▸ The problem: Write out every entry precisely as given, leaving the pictures out.

◇ ◇ ◇

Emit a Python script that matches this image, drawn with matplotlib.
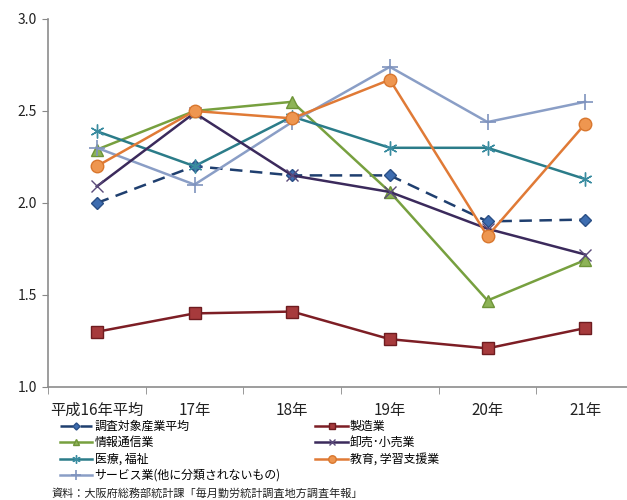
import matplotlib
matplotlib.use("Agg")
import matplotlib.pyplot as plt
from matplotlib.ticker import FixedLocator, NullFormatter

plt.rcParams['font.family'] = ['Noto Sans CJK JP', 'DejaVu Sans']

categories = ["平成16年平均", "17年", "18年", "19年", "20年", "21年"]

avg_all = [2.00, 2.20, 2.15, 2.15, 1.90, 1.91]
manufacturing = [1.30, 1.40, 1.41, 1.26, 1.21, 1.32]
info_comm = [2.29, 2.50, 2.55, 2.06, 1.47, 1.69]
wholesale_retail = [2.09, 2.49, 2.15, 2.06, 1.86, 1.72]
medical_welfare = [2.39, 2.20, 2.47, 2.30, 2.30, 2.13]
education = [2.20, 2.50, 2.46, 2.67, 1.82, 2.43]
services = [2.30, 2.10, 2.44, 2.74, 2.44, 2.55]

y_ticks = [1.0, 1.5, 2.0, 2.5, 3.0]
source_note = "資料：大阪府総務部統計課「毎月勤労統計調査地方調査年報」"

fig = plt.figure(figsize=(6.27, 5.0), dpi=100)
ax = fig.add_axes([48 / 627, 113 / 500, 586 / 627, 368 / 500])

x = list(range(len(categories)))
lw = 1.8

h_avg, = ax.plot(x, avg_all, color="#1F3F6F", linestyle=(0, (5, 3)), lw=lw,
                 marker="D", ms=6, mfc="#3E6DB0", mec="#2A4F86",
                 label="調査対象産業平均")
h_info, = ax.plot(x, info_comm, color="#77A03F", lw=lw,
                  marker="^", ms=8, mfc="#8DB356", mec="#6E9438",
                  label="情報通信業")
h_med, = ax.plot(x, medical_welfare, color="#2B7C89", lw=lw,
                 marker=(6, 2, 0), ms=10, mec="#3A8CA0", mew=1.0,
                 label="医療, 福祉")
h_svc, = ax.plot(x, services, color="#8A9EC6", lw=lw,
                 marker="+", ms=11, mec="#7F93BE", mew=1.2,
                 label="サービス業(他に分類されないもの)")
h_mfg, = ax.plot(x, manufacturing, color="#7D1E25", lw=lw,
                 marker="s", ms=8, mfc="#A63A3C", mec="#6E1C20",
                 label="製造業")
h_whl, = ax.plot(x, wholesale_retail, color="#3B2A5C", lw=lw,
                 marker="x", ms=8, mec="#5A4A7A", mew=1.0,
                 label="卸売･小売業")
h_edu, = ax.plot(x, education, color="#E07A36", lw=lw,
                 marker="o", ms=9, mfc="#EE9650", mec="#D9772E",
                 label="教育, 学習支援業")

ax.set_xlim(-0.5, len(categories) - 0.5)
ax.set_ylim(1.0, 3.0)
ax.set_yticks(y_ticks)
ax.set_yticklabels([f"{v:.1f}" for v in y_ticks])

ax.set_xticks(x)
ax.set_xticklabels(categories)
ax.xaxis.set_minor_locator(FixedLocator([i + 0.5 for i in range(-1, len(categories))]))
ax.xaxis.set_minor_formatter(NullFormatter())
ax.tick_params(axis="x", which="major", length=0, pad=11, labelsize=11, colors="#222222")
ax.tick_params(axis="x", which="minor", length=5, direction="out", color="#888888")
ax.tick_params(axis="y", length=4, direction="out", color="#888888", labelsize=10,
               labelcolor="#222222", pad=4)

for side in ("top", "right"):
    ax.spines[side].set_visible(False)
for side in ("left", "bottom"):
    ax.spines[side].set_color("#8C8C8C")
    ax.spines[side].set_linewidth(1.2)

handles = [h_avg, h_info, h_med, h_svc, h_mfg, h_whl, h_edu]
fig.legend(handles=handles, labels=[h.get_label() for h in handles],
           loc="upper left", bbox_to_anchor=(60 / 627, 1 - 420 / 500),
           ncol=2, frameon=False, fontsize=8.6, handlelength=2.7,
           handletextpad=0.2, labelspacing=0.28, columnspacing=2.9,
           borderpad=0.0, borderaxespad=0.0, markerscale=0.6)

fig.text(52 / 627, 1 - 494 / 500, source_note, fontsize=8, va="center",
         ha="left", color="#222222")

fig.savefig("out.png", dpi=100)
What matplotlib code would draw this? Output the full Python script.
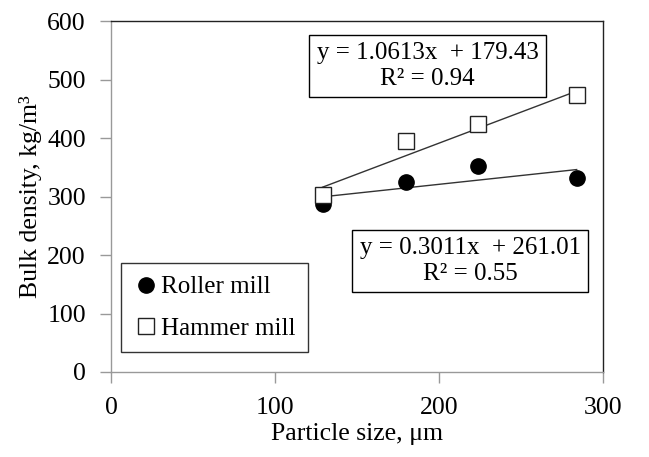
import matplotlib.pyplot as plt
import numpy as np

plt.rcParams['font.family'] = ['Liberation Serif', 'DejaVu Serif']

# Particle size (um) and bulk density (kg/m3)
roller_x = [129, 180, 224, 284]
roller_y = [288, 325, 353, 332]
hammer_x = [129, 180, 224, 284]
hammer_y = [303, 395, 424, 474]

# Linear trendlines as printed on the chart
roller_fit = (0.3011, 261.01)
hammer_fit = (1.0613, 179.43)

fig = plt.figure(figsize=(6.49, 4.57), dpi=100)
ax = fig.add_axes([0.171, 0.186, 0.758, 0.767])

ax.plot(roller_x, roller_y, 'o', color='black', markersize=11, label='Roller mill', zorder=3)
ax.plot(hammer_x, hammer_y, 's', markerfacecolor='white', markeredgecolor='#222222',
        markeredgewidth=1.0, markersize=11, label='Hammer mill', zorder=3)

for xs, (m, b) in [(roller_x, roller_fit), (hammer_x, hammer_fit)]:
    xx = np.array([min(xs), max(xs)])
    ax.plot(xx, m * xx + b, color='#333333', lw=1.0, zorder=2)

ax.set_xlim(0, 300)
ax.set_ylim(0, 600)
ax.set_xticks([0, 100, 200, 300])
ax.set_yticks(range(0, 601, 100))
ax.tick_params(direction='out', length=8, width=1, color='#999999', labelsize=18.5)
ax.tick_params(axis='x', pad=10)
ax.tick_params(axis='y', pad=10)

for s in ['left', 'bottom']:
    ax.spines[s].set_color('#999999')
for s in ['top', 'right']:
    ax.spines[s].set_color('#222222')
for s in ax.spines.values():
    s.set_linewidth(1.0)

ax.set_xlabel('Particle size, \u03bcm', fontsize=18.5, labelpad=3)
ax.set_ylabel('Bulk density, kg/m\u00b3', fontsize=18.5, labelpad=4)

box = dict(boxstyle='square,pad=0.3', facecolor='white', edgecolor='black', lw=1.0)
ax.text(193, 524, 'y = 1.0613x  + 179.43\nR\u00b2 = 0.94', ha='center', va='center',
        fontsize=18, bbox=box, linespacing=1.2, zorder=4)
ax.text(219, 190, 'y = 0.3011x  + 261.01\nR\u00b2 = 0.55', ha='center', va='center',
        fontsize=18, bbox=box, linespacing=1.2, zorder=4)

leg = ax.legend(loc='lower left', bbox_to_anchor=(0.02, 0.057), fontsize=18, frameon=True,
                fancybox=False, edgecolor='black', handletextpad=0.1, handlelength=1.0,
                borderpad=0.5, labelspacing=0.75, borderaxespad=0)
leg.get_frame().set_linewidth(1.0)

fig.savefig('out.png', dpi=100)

◇ ◇ ◇

▸ Response to the task:
Emit a Python script that matches this image, drawn with matplotlib.
import matplotlib
matplotlib.use("Agg")
import matplotlib.pyplot as plt
from matplotlib.ticker import FixedLocator, NullFormatter

plt.rcParams['font.family'] = ['Noto Sans CJK JP', 'DejaVu Sans']

categories = ["平成16年平均", "17年", "18年", "19年", "20年", "21年"]

avg_all = [2.00, 2.20, 2.15, 2.15, 1.90, 1.91]
manufacturing = [1.30, 1.40, 1.41, 1.26, 1.21, 1.32]
info_comm = [2.29, 2.50, 2.55, 2.06, 1.47, 1.69]
wholesale_retail = [2.09, 2.49, 2.15, 2.06, 1.86, 1.72]
medical_welfare = [2.39, 2.20, 2.47, 2.30, 2.30, 2.13]
education = [2.20, 2.50, 2.46, 2.67, 1.82, 2.43]
services = [2.30, 2.10, 2.44, 2.74, 2.44, 2.55]

y_ticks = [1.0, 1.5, 2.0, 2.5, 3.0]
source_note = "資料：大阪府総務部統計課「毎月勤労統計調査地方調査年報」"

fig = plt.figure(figsize=(6.27, 5.0), dpi=100)
ax = fig.add_axes([48 / 627, 113 / 500, 586 / 627, 368 / 500])

x = list(range(len(categories)))
lw = 1.8

h_avg, = ax.plot(x, avg_all, color="#1F3F6F", linestyle=(0, (5, 3)), lw=lw,
                 marker="D", ms=6, mfc="#3E6DB0", mec="#2A4F86",
                 label="調査対象産業平均")
h_info, = ax.plot(x, info_comm, color="#77A03F", lw=lw,
                  marker="^", ms=8, mfc="#8DB356", mec="#6E9438",
                  label="情報通信業")
h_med, = ax.plot(x, medical_welfare, color="#2B7C89", lw=lw,
                 marker=(6, 2, 0), ms=10, mec="#3A8CA0", mew=1.0,
                 label="医療, 福祉")
h_svc, = ax.plot(x, services, color="#8A9EC6", lw=lw,
                 marker="+", ms=11, mec="#7F93BE", mew=1.2,
                 label="サービス業(他に分類されないもの)")
h_mfg, = ax.plot(x, manufacturing, color="#7D1E25", lw=lw,
                 marker="s", ms=8, mfc="#A63A3C", mec="#6E1C20",
                 label="製造業")
h_whl, = ax.plot(x, wholesale_retail, color="#3B2A5C", lw=lw,
                 marker="x", ms=8, mec="#5A4A7A", mew=1.0,
                 label="卸売･小売業")
h_edu, = ax.plot(x, education, color="#E07A36", lw=lw,
                 marker="o", ms=9, mfc="#EE9650", mec="#D9772E",
                 label="教育, 学習支援業")

ax.set_xlim(-0.5, len(categories) - 0.5)
ax.set_ylim(1.0, 3.0)
ax.set_yticks(y_ticks)
ax.set_yticklabels([f"{v:.1f}" for v in y_ticks])

ax.set_xticks(x)
ax.set_xticklabels(categories)
ax.xaxis.set_minor_locator(FixedLocator([i + 0.5 for i in range(-1, len(categories))]))
ax.xaxis.set_minor_formatter(NullFormatter())
ax.tick_params(axis="x", which="major", length=0, pad=11, labelsize=11, colors="#222222")
ax.tick_params(axis="x", which="minor", length=5, direction="out", color="#888888")
ax.tick_params(axis="y", length=4, direction="out", color="#888888", labelsize=10,
               labelcolor="#222222", pad=4)

for side in ("top", "right"):
    ax.spines[side].set_visible(False)
for side in ("left", "bottom"):
    ax.spines[side].set_color("#8C8C8C")
    ax.spines[side].set_linewidth(1.2)

handles = [h_avg, h_info, h_med, h_svc, h_mfg, h_whl, h_edu]
fig.legend(handles=handles, labels=[h.get_label() for h in handles],
           loc="upper left", bbox_to_anchor=(60 / 627, 1 - 420 / 500),
           ncol=2, frameon=False, fontsize=8.6, handlelength=2.7,
           handletextpad=0.2, labelspacing=0.28, columnspacing=2.9,
           borderpad=0.0, borderaxespad=0.0, markerscale=0.6)

fig.text(52 / 627, 1 - 494 / 500, source_note, fontsize=8, va="center",
         ha="left", color="#222222")

fig.savefig("out.png", dpi=100)
What matplotlib code would draw this? Output the full Python script.
import matplotlib.pyplot as plt
import numpy as np

plt.rcParams['font.family'] = ['Liberation Serif', 'DejaVu Serif']

# Particle size (um) and bulk density (kg/m3)
roller_x = [129, 180, 224, 284]
roller_y = [288, 325, 353, 332]
hammer_x = [129, 180, 224, 284]
hammer_y = [303, 395, 424, 474]

# Linear trendlines as printed on the chart
roller_fit = (0.3011, 261.01)
hammer_fit = (1.0613, 179.43)

fig = plt.figure(figsize=(6.49, 4.57), dpi=100)
ax = fig.add_axes([0.171, 0.186, 0.758, 0.767])

ax.plot(roller_x, roller_y, 'o', color='black', markersize=11, label='Roller mill', zorder=3)
ax.plot(hammer_x, hammer_y, 's', markerfacecolor='white', markeredgecolor='#222222',
        markeredgewidth=1.0, markersize=11, label='Hammer mill', zorder=3)

for xs, (m, b) in [(roller_x, roller_fit), (hammer_x, hammer_fit)]:
    xx = np.array([min(xs), max(xs)])
    ax.plot(xx, m * xx + b, color='#333333', lw=1.0, zorder=2)

ax.set_xlim(0, 300)
ax.set_ylim(0, 600)
ax.set_xticks([0, 100, 200, 300])
ax.set_yticks(range(0, 601, 100))
ax.tick_params(direction='out', length=8, width=1, color='#999999', labelsize=18.5)
ax.tick_params(axis='x', pad=10)
ax.tick_params(axis='y', pad=10)

for s in ['left', 'bottom']:
    ax.spines[s].set_color('#999999')
for s in ['top', 'right']:
    ax.spines[s].set_color('#222222')
for s in ax.spines.values():
    s.set_linewidth(1.0)

ax.set_xlabel('Particle size, \u03bcm', fontsize=18.5, labelpad=3)
ax.set_ylabel('Bulk density, kg/m\u00b3', fontsize=18.5, labelpad=4)

box = dict(boxstyle='square,pad=0.3', facecolor='white', edgecolor='black', lw=1.0)
ax.text(193, 524, 'y = 1.0613x  + 179.43\nR\u00b2 = 0.94', ha='center', va='center',
        fontsize=18, bbox=box, linespacing=1.2, zorder=4)
ax.text(219, 190, 'y = 0.3011x  + 261.01\nR\u00b2 = 0.55', ha='center', va='center',
        fontsize=18, bbox=box, linespacing=1.2, zorder=4)

leg = ax.legend(loc='lower left', bbox_to_anchor=(0.02, 0.057), fontsize=18, frameon=True,
                fancybox=False, edgecolor='black', handletextpad=0.1, handlelength=1.0,
                borderpad=0.5, labelspacing=0.75, borderaxespad=0)
leg.get_frame().set_linewidth(1.0)

fig.savefig('out.png', dpi=100)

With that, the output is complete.